What fun are we talking?

‘For instance, Bluetooth technology to have sex when you’re in a long-distance relationship. I’ve had a few long-distance loves myself. Anyway, this Bluetooth-invention can be a quirky solution for the time being. Take a vibrator and a fake vagina and have them respond simultaneously from a distance. Will it be real or great sex? Not quite. Yet it will for sure be a good laugh and that’s what you need in these instances sometimes. AI, as it develops, can be super fun that way.’

 

You also tried love drugs. What’s your verdict?

‘If you do it right it can be valuable. Life, relationships, we sometimes forget it can be hard work. And drugs can help you soften, get closer physically and emotionally, open up to a conversation that you otherwise might be reluctant to have. Nowadays, couples therapy is becoming increasingly popular. That’s where I see a role for so-called love drugs as well. A yearly check-in with love drugs like oxytocin or MDMA.  To strip away fear and all you are left with is: love. Of course, you should be wary of overconsumption. These drugs aren’t addictive but they can harm the brain when taken too frequently. Don’t turn it into a “party drug” but be mindful about doing this together with intention. Just make it a nice little outing occasionally. It’s the same dynamic as lighting candles or putting on lingerie to set the mood.’

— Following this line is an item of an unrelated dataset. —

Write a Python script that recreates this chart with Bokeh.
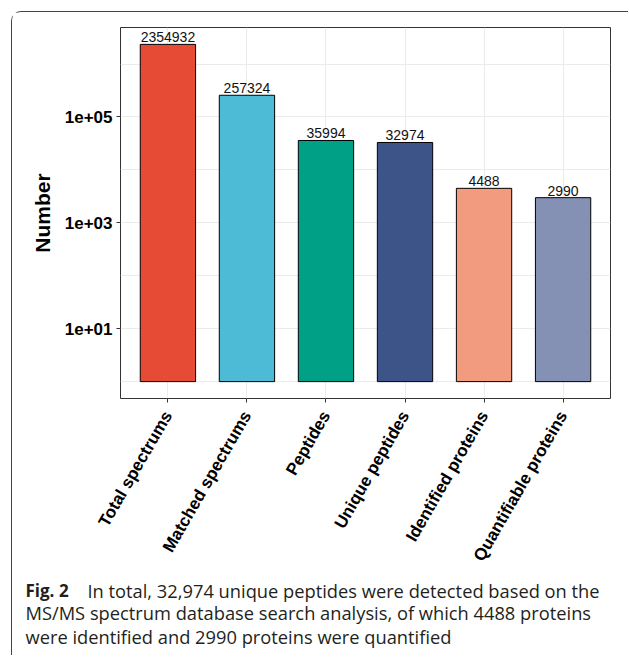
from bokeh.plotting import figure
from bokeh.models import (FactorRange, Range1d, FixedTicker, CustomJSTickFormatter,
                          ColumnDataSource)
from bokeh.embed import file_html
from bokeh.resources import INLINE
from bokeh.core.properties import value
import math

# ---- data ----
categories = ["Total spectrums", "Matched spectrums", "Peptides",
              "Unique peptides", "Identified proteins", "Quantifiable proteins"]
counts = [2354932, 257324, 35994, 32974, 4488, 2990]
bar_colors = ["#E64B35", "#4DBBD5", "#00A087", "#3C5488", "#F39B7F", "#8491B4"]
y_tick_values = [10, 1000, 100000]
y_tick_labels = ["1e+01", "1e+03", "1e+05"]
y_minor_values = [1, 100, 10000, 1000000]
caption_bold = "Fig. 2"
caption_lines = [
    "In total, 32,974 unique peptides were detected based on the",
    "MS/MS spectrum database search analysis, of which 4488 proteins",
    "were identified and 2990 proteins were quantified",
]

W = 617
H1, H2 = 560, 84

src = ColumnDataSource(dict(cat=categories, n=counts, color=bar_colors,
                            lab=[str(c) for c in counts]))

lo = -0.319
hi = math.log10(max(counts)) + 0.319
p = figure(width=W, height=H1, output_backend="svg", toolbar_location=None,
           x_range=FactorRange(factors=categories, range_padding=1/30),
           y_range=Range1d(10 ** lo, 10 ** hi), y_axis_type="log",
           min_border_left=108, min_border_right=19, min_border_top=15,
           min_border_bottom=174,
           margin=(11, 0, 0, 11),
           styles={"border-left": "1px solid #444444",
                   "border-top": "1px solid #444444",
                   "border-top-left-radius": "10px"})

p.vbar(x="cat", top="n", bottom=1, width=0.7, fill_color="color",
       line_color="black", line_width=1, source=src)
p.text(x="cat", y="n", text="lab", source=src, text_align="center",
       text_baseline="bottom", y_offset=-2, text_font=value("Liberation Sans"),
       text_font_size="14px", text_color="#111111")

p.outline_line_color = "#333333"
p.outline_line_width = 1
p.background_fill_color = "white"
p.border_fill_color = "white"

p.yaxis.ticker = FixedTicker(ticks=y_tick_values, minor_ticks=y_minor_values)
p.yaxis.formatter = CustomJSTickFormatter(
    args=dict(vals=y_tick_values, labs=y_tick_labels),
    code="""
for (let i = 0; i < vals.length; i++) {
  if (Math.abs(Math.log10(tick) - Math.log10(vals[i])) < 1e-6) return labs[i];
}
return "";
""")
for ax in (p.xaxis, p.yaxis):
    ax.axis_line_color = None
    ax.major_tick_line_color = "#333333"
    ax.major_tick_out = 4
    ax.major_tick_in = 0
    ax.minor_tick_line_color = None
    ax.major_label_text_font = "Liberation Sans"
    ax.major_label_text_font_style = "bold"
    ax.major_label_text_font_size = "17px"
    ax.major_label_text_color = "#000000"

p.yaxis.major_label_standoff = 4
p.yaxis.axis_label = "Number"
p.yaxis.axis_label_text_font = "Liberation Sans"
p.yaxis.axis_label_text_font_style = "bold"
p.yaxis.axis_label_text_font_size = "21px"
p.yaxis.axis_label_text_color = "#000000"
p.yaxis.axis_label_standoff = 8

p.xaxis.major_label_orientation = math.pi / 3
p.xaxis.major_label_standoff = 10

p.xgrid.grid_line_color = "#EBEBEB"
p.ygrid.grid_line_color = "#EBEBEB"
p.ygrid.minor_grid_line_color = "#EBEBEB"

# ---- caption panel (separate root so its frame is not aligned to the chart) ----
q = figure(width=W, height=H2, output_backend="svg", toolbar_location=None,
           x_range=Range1d(0, W), y_range=Range1d(H2, 0),
           x_axis_location=None, y_axis_location=None,
           min_border=0, min_border_left=0, min_border_right=0,
           min_border_top=0, min_border_bottom=0,
           margin=(0, 0, 0, 11),
           styles={"border-left": "1px solid #444444"})
q.outline_line_color = None
q.grid.visible = False
q.background_fill_color = "white"
q.border_fill_color = "white"

q.text(x=[13], y=[18.7], text=[caption_bold], text_font=value("Open Sans"),
       text_font_style="bold", text_font_size="17px", text_color="#231F20",
       text_baseline="alphabetic")
q.text(x=[75, 13, 13], y=[18.7, 41.0, 64.7], text=caption_lines,
       text_font=value("Open Sans"), text_font_size="18.3px", text_color="#231F20",
       text_baseline="alphabetic")

open("out.html", "w").write(file_html([p, q], INLINE))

‘There’s also a lot of nonsense out there on the black market, like so-called love medicine with names like “Horny Goat” that include some herbs. Maybe it will help the blood flow in certain areas, but it has nothing to do with love. Just like women’s Viagra, a fabrication of the pharmaceutical industry to make money while solving a non-existent problem. Better yet, we should be addressing the orgasm gap (in heterosexual relationships, women on average are having fewer orgasms than men). I think we’re at a moment in time where women finally get to know their own bodies, their vulva’s, better. And not just them, but men will follow suit to meet their partner’s needs.’ 

 

How will today’s gender fluidity evolve and influence our relationships and sex lives in the future?

‘It’s an interesting development, but right now there’s about sixty (and counting) different gender options; boxes you can tick but that also leave you “boxed in”. We are rightly questioning male and female stereotypes. Though eventually I think we’re moving to a space where we can let go of all that, where we can be more fluid. One time we might fall in love with a woman, then a man (or whatever someone would like to be referred to). It shouldn’t matter; why hop from one box to the next. Of course, there’s a tiny group that’s very unhappy in their own body, but there’s a larger group that doesn’t really know where they fit on the spectrum. High school teachers tell me that almost all the girls in their class identify as pan-sexual or bisexual. It’s turning into identity politics: look who I am, this is my sexuality! I believe those ideas are all in your head and we wouldn’t need to have to label them. That, in the end, is where real freedom lies when it comes to sexuality.’